A U.S. House of Representatives subcommittee Wednesday approved an amendment to pending anti-spyware bill H.R. 29 that explicitly excludes all cookies from the requirement that companies obtain
permission from consumers before downloading software onto their computers.
The amendment, proposed by Rep. Cliff Stearns (R-Fla.), explicitly states that cookies and other text or data files
won't be considered "software." Stearns heads The Subcommittee on Commerce, Trade and Consumer Protection, of the Committee on Energy and Commerce; the bill, as amended, now will go to the full
committee for approval.
Introduced by Congresswoman Mary Bono (R-Calif.) in January, the so-called "Spy Act" (Securely Protect Yourself Against Cyber Trespass Act) requires companies to obtain
consent from consumers before installing software on their computers.
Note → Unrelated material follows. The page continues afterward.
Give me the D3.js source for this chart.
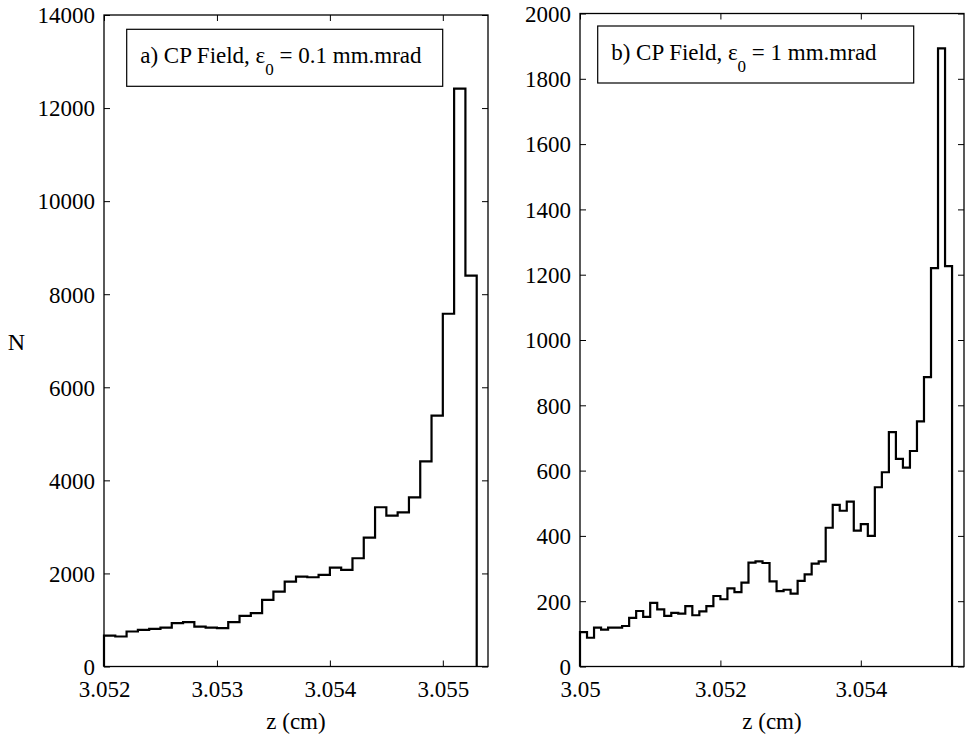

The original proposal also exempted cookies from the consent requirement, but defined them more narrowly than many in the ad
industry would have liked. Bono's press secretary earlier told OnlineMediaDaily that the bill would likely be revised to make clear that all cookies are excluded.
Online advertising
companies hold that requiring them to ask consumers for permission to install cookies would potentially hurt their business--because, if consumers refused, the companies wouldn't be able to target
their ads. Currently, some online marketers use cookies to determine how many times viewers have seen certain ads--so they don't continually send the same ad to the same viewer. Some businesses that
rely on behavioral targeting also rely on cookies to track consumers across a variety of Web sites, and then serve ads based on which sites the consumer has visited.
The Online Publishers
Association, which supported excluding cookies from the bill, approved of the amendment, said President Michael Zimbalist. "Our position is that cookies are not spyware, and the act should fully
exclude them," said Zimbalist. He added that he doesn't anticipate that the law will have much of an impact on legitimate online advertisers, assuming the amendment goes through.